== DATA ENTRIES ==
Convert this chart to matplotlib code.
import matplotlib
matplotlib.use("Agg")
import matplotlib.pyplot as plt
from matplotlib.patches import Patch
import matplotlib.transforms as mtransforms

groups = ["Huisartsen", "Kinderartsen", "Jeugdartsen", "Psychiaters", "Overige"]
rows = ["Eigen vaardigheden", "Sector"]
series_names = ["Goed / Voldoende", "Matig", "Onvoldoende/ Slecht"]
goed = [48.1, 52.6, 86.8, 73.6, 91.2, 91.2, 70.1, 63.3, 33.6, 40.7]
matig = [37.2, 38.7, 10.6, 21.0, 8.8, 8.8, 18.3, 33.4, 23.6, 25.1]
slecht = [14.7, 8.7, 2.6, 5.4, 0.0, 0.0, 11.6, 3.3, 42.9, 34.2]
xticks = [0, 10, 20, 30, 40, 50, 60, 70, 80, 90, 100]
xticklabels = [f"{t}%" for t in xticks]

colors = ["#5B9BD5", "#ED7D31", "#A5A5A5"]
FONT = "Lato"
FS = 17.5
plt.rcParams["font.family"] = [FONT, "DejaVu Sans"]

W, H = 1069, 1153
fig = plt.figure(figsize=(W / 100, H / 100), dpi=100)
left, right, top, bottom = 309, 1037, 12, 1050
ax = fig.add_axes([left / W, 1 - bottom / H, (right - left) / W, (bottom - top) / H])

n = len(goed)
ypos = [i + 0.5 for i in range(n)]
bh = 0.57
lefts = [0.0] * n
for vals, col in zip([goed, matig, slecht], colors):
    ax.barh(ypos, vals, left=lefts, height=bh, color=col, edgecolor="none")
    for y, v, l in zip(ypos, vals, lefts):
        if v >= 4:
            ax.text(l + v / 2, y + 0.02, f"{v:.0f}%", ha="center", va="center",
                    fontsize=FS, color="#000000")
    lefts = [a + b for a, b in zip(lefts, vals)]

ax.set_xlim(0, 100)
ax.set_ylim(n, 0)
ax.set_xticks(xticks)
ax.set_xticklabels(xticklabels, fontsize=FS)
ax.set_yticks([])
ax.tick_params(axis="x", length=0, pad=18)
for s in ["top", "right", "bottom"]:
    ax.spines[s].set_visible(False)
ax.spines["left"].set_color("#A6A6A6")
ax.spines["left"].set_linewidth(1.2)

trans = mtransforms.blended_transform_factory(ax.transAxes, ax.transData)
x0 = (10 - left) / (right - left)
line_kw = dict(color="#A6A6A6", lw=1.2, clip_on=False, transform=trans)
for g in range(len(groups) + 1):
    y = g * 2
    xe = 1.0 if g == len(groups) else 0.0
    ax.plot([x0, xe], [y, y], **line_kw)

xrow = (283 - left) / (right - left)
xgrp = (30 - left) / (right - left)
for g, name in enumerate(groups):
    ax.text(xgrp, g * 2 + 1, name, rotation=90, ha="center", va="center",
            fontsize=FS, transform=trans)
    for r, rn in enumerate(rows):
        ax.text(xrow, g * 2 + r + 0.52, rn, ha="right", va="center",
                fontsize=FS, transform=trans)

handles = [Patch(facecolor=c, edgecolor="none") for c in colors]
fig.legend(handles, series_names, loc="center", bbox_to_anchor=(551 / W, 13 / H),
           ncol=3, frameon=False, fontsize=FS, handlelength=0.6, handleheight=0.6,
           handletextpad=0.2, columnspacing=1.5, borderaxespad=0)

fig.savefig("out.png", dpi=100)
===
== DATA ENTRIES ==
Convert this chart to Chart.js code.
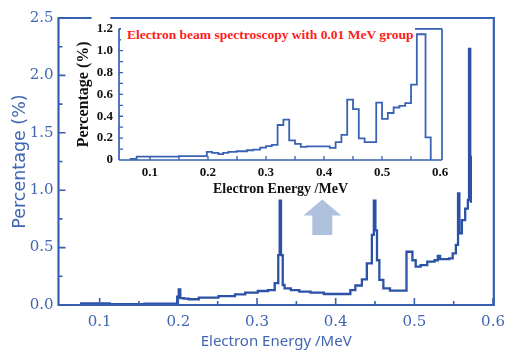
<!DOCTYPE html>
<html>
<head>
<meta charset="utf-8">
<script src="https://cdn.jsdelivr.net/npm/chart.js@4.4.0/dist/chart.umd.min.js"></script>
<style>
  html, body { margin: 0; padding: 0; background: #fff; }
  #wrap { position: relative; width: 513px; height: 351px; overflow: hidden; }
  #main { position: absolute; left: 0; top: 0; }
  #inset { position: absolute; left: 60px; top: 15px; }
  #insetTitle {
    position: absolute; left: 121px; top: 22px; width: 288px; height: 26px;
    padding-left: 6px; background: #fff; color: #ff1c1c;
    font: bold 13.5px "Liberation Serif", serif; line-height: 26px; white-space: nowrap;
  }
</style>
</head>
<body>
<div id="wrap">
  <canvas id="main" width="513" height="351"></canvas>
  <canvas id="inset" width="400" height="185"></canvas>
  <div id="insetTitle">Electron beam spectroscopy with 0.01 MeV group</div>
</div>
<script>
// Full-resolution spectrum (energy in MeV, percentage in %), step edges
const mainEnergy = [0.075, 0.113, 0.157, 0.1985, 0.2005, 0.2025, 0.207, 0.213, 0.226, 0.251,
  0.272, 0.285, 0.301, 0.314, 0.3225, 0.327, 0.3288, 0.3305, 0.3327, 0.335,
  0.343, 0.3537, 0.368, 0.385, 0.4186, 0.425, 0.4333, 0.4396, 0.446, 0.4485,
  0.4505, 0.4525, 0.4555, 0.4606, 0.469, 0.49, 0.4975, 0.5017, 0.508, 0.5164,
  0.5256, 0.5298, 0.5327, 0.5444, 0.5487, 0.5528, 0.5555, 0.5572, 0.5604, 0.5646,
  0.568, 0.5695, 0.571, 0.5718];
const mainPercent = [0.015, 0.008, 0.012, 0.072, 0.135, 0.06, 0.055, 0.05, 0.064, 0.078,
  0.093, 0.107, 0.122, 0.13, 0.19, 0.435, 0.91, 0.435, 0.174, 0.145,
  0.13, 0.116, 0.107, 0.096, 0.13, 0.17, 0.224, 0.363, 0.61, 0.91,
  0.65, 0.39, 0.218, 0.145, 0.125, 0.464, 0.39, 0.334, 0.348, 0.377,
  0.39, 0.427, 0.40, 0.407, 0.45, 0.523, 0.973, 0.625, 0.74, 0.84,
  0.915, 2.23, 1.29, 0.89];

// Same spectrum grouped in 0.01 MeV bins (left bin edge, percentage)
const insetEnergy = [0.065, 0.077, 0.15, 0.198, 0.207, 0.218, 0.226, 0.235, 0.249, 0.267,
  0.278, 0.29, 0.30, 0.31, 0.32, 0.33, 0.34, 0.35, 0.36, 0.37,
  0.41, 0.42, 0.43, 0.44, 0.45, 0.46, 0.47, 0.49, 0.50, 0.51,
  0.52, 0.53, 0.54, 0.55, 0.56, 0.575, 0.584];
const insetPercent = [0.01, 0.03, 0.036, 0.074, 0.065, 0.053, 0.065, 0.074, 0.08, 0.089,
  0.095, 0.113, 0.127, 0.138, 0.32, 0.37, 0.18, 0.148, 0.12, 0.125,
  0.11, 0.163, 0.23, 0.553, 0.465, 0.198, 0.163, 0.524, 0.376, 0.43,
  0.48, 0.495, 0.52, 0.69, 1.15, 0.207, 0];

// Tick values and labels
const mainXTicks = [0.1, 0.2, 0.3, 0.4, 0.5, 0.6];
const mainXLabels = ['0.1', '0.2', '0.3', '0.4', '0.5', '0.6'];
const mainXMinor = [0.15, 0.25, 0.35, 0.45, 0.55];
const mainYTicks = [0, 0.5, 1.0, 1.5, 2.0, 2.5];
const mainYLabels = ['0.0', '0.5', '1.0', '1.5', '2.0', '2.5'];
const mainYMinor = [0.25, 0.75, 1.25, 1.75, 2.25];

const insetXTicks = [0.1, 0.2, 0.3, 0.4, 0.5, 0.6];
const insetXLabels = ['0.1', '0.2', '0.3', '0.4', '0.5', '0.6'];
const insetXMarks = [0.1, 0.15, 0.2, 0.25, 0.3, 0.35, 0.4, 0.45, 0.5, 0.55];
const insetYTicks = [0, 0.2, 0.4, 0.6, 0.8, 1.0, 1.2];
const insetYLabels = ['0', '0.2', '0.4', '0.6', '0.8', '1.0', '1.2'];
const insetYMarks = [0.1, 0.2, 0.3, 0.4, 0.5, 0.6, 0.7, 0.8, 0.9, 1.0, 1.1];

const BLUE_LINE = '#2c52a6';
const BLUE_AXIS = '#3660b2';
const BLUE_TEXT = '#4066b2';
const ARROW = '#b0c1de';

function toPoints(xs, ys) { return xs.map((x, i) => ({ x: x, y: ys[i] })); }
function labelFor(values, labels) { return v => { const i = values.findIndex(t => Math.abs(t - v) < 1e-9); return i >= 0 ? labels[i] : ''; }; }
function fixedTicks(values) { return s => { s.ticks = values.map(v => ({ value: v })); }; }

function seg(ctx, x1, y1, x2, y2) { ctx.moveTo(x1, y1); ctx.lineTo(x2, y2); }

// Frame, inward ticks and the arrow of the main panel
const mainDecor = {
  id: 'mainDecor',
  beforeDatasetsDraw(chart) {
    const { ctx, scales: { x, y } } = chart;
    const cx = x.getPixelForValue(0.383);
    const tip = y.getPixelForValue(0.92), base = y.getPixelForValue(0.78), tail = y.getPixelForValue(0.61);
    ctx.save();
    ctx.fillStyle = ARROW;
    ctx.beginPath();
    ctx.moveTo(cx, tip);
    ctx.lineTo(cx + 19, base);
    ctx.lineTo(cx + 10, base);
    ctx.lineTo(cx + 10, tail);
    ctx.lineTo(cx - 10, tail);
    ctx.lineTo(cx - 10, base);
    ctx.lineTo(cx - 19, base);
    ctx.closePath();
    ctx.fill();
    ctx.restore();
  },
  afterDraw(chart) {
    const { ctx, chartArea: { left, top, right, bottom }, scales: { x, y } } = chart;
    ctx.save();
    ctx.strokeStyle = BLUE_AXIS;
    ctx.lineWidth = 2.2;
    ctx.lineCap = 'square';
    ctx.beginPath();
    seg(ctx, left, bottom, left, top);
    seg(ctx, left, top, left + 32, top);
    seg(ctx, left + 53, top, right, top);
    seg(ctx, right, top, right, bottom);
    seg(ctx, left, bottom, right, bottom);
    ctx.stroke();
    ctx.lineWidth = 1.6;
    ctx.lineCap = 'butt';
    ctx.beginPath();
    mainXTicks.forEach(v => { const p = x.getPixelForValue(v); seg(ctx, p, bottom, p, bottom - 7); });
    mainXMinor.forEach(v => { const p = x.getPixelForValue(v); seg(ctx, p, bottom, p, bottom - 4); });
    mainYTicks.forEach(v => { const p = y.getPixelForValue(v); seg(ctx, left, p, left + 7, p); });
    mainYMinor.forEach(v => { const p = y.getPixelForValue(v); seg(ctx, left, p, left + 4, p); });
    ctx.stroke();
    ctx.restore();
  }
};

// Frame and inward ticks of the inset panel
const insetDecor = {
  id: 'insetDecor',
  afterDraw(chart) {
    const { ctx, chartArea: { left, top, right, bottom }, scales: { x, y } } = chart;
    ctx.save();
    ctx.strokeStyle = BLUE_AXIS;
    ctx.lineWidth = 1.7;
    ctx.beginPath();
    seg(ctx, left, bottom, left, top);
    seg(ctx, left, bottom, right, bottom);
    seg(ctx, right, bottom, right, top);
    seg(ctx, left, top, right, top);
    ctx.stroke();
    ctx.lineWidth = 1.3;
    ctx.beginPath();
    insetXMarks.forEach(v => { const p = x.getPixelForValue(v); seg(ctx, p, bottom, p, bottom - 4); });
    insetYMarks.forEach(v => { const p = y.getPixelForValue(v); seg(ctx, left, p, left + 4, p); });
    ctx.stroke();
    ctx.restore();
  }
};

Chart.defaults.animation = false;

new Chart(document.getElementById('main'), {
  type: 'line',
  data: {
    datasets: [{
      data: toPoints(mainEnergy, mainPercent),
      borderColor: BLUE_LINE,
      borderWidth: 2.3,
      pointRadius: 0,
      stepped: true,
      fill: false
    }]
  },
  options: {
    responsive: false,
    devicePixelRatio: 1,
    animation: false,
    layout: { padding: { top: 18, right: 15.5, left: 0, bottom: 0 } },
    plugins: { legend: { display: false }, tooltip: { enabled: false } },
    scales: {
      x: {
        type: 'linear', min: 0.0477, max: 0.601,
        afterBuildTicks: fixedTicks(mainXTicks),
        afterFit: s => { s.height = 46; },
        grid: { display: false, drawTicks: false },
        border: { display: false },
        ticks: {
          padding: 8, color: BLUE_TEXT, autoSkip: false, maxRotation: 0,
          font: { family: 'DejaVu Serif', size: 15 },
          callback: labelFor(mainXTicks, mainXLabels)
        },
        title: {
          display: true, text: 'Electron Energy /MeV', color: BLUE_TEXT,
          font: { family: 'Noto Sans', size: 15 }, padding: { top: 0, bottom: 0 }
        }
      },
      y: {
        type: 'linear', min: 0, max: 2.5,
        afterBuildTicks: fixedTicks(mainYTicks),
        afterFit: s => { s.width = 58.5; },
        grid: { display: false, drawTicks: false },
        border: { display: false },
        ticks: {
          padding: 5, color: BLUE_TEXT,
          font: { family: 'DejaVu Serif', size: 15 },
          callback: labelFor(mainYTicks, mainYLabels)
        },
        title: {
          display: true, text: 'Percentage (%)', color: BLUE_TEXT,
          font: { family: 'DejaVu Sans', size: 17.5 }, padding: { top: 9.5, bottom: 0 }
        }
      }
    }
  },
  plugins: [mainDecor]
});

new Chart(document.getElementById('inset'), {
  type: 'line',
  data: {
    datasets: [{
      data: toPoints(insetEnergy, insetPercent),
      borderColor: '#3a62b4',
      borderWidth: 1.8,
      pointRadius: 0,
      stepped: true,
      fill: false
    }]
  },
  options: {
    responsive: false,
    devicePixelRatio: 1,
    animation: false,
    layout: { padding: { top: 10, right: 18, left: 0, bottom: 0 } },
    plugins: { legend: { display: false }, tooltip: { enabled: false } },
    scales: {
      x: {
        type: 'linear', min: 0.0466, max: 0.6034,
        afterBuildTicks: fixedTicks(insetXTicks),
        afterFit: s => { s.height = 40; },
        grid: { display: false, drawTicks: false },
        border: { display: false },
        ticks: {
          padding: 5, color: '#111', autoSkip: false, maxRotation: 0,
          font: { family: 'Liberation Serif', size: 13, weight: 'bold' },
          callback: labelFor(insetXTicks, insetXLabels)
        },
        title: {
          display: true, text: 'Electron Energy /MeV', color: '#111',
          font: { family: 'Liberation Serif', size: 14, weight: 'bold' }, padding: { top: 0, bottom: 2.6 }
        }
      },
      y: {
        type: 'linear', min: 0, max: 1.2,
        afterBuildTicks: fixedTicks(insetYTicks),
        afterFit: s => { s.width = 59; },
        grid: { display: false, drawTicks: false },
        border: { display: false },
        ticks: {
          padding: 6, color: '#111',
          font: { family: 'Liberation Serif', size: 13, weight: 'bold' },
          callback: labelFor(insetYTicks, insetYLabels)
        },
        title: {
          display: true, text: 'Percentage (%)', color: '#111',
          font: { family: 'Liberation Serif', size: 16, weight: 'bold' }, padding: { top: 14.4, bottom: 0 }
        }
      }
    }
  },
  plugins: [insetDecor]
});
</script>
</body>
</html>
===
REQUEST:
Only the lines from the one holding "Convert this chart to matplotlib code." through the one holding "lefts = [a +" are wanted; retype them exactly.

SOLVED PROBLEM:
Convert this chart to matplotlib code.
import matplotlib
matplotlib.use("Agg")
import matplotlib.pyplot as plt
from matplotlib.patches import Patch
import matplotlib.transforms as mtransforms

groups = ["Huisartsen", "Kinderartsen", "Jeugdartsen", "Psychiaters", "Overige"]
rows = ["Eigen vaardigheden", "Sector"]
series_names = ["Goed / Voldoende", "Matig", "Onvoldoende/ Slecht"]
goed = [48.1, 52.6, 86.8, 73.6, 91.2, 91.2, 70.1, 63.3, 33.6, 40.7]
matig = [37.2, 38.7, 10.6, 21.0, 8.8, 8.8, 18.3, 33.4, 23.6, 25.1]
slecht = [14.7, 8.7, 2.6, 5.4, 0.0, 0.0, 11.6, 3.3, 42.9, 34.2]
xticks = [0, 10, 20, 30, 40, 50, 60, 70, 80, 90, 100]
xticklabels = [f"{t}%" for t in xticks]

colors = ["#5B9BD5", "#ED7D31", "#A5A5A5"]
FONT = "Lato"
FS = 17.5
plt.rcParams["font.family"] = [FONT, "DejaVu Sans"]

W, H = 1069, 1153
fig = plt.figure(figsize=(W / 100, H / 100), dpi=100)
left, right, top, bottom = 309, 1037, 12, 1050
ax = fig.add_axes([left / W, 1 - bottom / H, (right - left) / W, (bottom - top) / H])

n = len(goed)
ypos = [i + 0.5 for i in range(n)]
bh = 0.57
lefts = [0.0] * n
for vals, col in zip([goed, matig, slecht], colors):
    ax.barh(ypos, vals, left=lefts, height=bh, color=col, edgecolor="none")
    for y, v, l in zip(ypos, vals, lefts):
        if v >= 4:
            ax.text(l + v / 2, y + 0.02, f"{v:.0f}%", ha="center", va="center",
                    fontsize=FS, color="#000000")
    lefts = [a + b for a, b in zip(lefts, vals)]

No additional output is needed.